Copy each line that has the string "this" somewhere in it.

[Lines of data]

+===+

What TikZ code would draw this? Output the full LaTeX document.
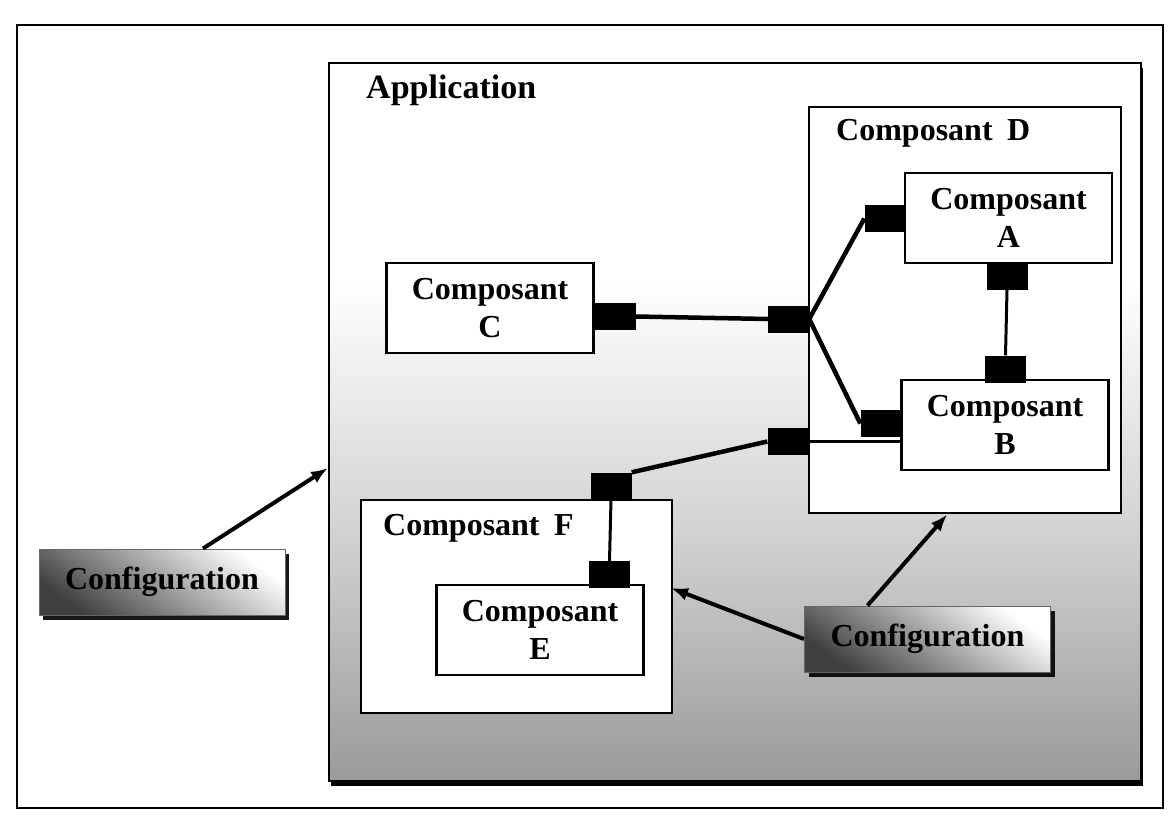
\documentclass[tikz,border=0pt]{standalone}
\usepackage{fontspec}
\setmainfont{Liberation Serif}
\usetikzlibrary{arrows.meta,shadows}

% grey fade used for the application area: white at the top, darker towards the bottom
\pgfdeclareverticalshading{appshade}{100bp}{%
  color(0bp)=(black!64); color(20bp)=(black!46); color(42bp)=(black!18);
  color(60bp)=(white); color(100bp)=(white)}

\newcommand\complbl{\fontsize{32}{38}\selectfont\bfseries}

\begin{document}
\begin{tikzpicture}[x=1pt,y=-1pt,
  box/.style={draw=black, line width=2.4pt, fill=white, inner sep=0pt},
  comp/.style={box, minimum width=207pt, minimum height=90pt, align=center, font=\complbl},
  port/.style={fill=black, draw=none, minimum width=41pt, minimum height=27pt, inner sep=0pt},
  thickwire/.style={line width=4.5pt},
  thinwire/.style={line width=3pt},
  arr/.style={line width=4pt, -{Latex[length=17pt,width=13pt]}},
  boxtitle/.style={font=\complbl, inner sep=0pt, anchor=base west},
  cfg/.style={draw=black!60, line width=1pt, minimum width=246pt, minimum height=66pt,
    inner sep=0pt, font=\complbl, top color=white, bottom color=black!75, shading angle=-35,
    drop shadow={shadow xshift=4pt, shadow yshift=-5pt, fill=black, opacity=0.9}},
]
\useasboundingbox (0,0) rectangle (1169,820);

% outer frame
\node[draw, line width=2pt, minimum width=1146pt, minimum height=783pt, anchor=north west, inner sep=0pt]
  (frame) at (16,24) {};

% application area
\node[draw, line width=2pt, shading=appshade, minimum width=812pt, minimum height=718pt,
  anchor=north west, inner sep=0pt,
  drop shadow={shadow xshift=2pt, shadow yshift=-5pt, fill=black, opacity=1}]
  (app) at (328,62) {};
\node[boxtitle, font=\fontsize{34}{40}\selectfont\bfseries] (apptitle) at (366,98) {Application};

% composite D
\node[box, minimum width=312pt, minimum height=406pt, anchor=north west] (D) at (808,106) {};
\node[boxtitle] (Dtitle) at (836,140) {Composant\hspace{0.45em}D};

% composite F
\node[box, minimum width=311pt, minimum height=213pt, anchor=north west] (F) at (360,499) {};
\node[boxtitle] (Ftitle) at (383,535) {Composant\hspace{0.45em}F};

% basic components
\node[comp] (A) at (1008.5,218) {Composant\\A};
\node[comp] (B) at (1005,425) {Composant\\B};
\node[comp] (C) at (490,308) {Composant\\C};
\node[comp] (E) at (540,630) {Composant\\E};

% port positions
\coordinate (pCc) at (615.5,316.5);
\coordinate (pD1c) at (788.5,319);
\coordinate (pA1c) at (885,218.5);
\coordinate (pA2c) at (1007,276.5);
\coordinate (pB1c) at (1005.5,369);
\coordinate (pB2c) at (881,423.5);
\coordinate (pD2c) at (788,441.5);
\coordinate (pFc) at (611,486);
\coordinate (pEc) at (609.5,574.5);

\node[port] (pC) at (pCc) {};
\node[port] (pD1) at (pD1c) {};
\node[port] (pA1) at (pA1c) {};
\node[port] (pA2) at (pA2c) {};
\node[port] (pB1) at (pB1c) {};
\node[port] (pB2) at (pB2c) {};
\node[port] (pD2) at (pD2c) {};
\node[port] (pF) at (pFc) {};
\node[port] (pE) at (pEc) {};

% bindings
\draw[thickwire] (pC.east) -- (pD1.west);
\draw[thickwire] (pD1.east) -- (pA1.west);
\draw[thickwire] (pD1.east) -- (pB2.west);
\draw[thinwire] (pA2.south) -- (pB1.north);
\draw[thinwire] (pD2.east) -- (B.west |- pD2.east);
\draw[thickwire] (pD2.west) -- (pF.north east);
\draw[thinwire] (pF.south) -- (pE.north);

% configurations
\node[cfg] (cfgL) at (162,582) {Configuration};
\node[cfg] (cfgR) at (927.5,639) {Configuration};

\coordinate (appL) at (328,468);
\coordinate (Fr) at (671,588);
\draw[arr] ([xshift=41pt]cfgL.north) -- (appL);
\draw[arr] (cfgR.west) -- (Fr);
\draw[arr] ([xshift=-60pt]cfgR.north) -- ([xshift=-18pt]D.south);
\end{tikzpicture}
\end{document}
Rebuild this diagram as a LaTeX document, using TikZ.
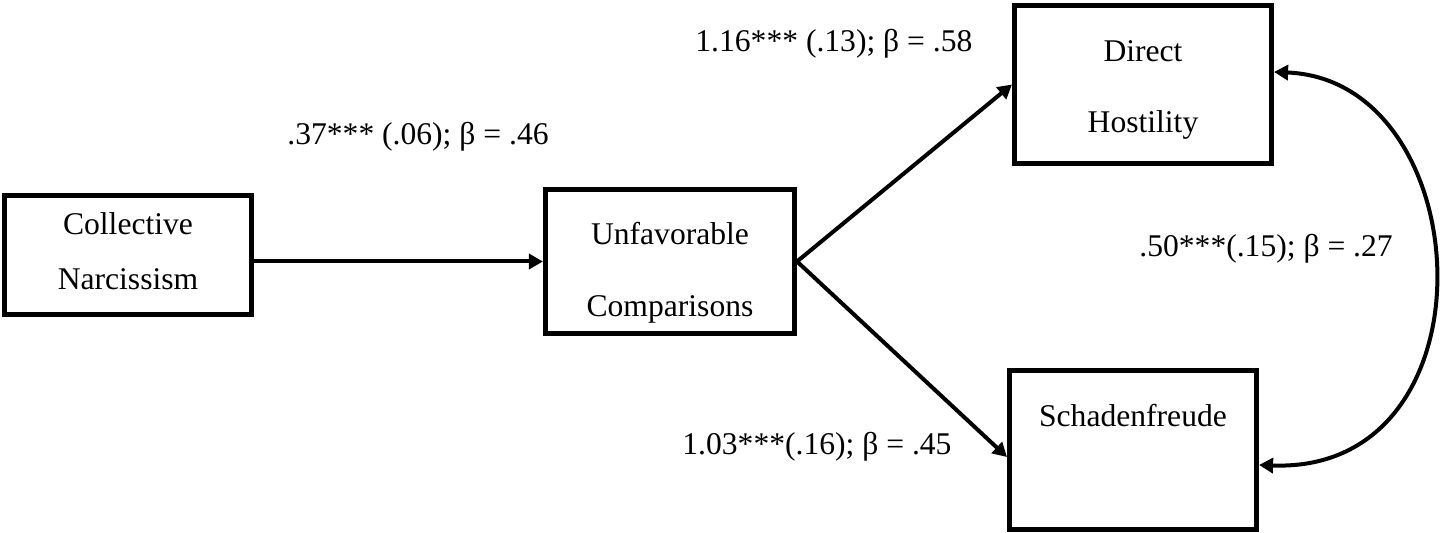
\documentclass[tikz,border=0pt]{standalone}
\usepackage{fontspec}
\setmainfont{Liberation Serif}
\usetikzlibrary{arrows.meta}
\begin{document}
\begin{tikzpicture}[x=0.5pt,y=-0.5pt,
  box/.style={draw, line width=2.3pt, rectangle, inner sep=0pt, align=center,
    font=\fontsize{15.8}{19}\selectfont, text height=11pt},
  lbl/.style={inner sep=0pt, anchor=base west, font=\fontsize{15.8}{19}\selectfont},
  tip/.style={Triangle[length=7pt,width=7.5pt]},
  arr/.style={line width=2pt, -{Triangle[length=7pt,width=7.5pt]}},
  darr/.style={line width=2pt, {Triangle[length=7pt,width=7.5pt]}-{Triangle[length=7pt,width=7.5pt]}}]
\useasboundingbox (0,0) rectangle (1441,533);

\node[box, minimum width=123.75pt, minimum height=59.75pt, text depth=31pt] (cn) at (128,255)
  {\begin{tabular}[t]{@{}c@{}}Collective\\[8.5pt]Narcissism\end{tabular}};
\node[box, minimum width=124.75pt, minimum height=72.25pt, text depth=27.5pt] (uc) at (670,261.5)
  {\begin{tabular}[t]{@{}c@{}}Unfavorable\\[17pt]Comparisons\end{tabular}};
\node[box, minimum width=128.75pt, minimum height=79.25pt, text depth=33.5pt] (dh) at (1143,84.5)
  {\begin{tabular}[t]{@{}c@{}}Direct\\[16.5pt]Hostility\end{tabular}};
\node[box, minimum width=123.75pt, minimum height=79.75pt, text depth=34pt] (sf) at (1133,450)
  {Schadenfreude};

\node[lbl] (l1) at (695,52) {1.16*** (.13); β = .58};
\node[lbl] (l2) at (287,145) {.37*** (.06); β = .46};
\node[lbl] (l3) at (682,455) {1.03***(.16); β = .45};
\node[lbl] (l4) at (1139,257) {.50***(.15); β = .27};

\draw[arr] (cn.east |- uc.west) -- (uc.west);
\draw[arr] (uc.east) -- (dh.west);
\draw[arr] (uc.east) -- ([yshift=-3.5pt]sf.west);
\draw[darr] ([yshift=6.25pt]dh.east) .. controls (1480,80) and (1500,474) .. ([yshift=-7.5pt]sf.east);
\end{tikzpicture}
\end{document}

+===+

COMPLETE RESPONSE »
What TikZ code would draw this? Output the full LaTeX document.
Rebuild this diagram as a LaTeX document, using TikZ.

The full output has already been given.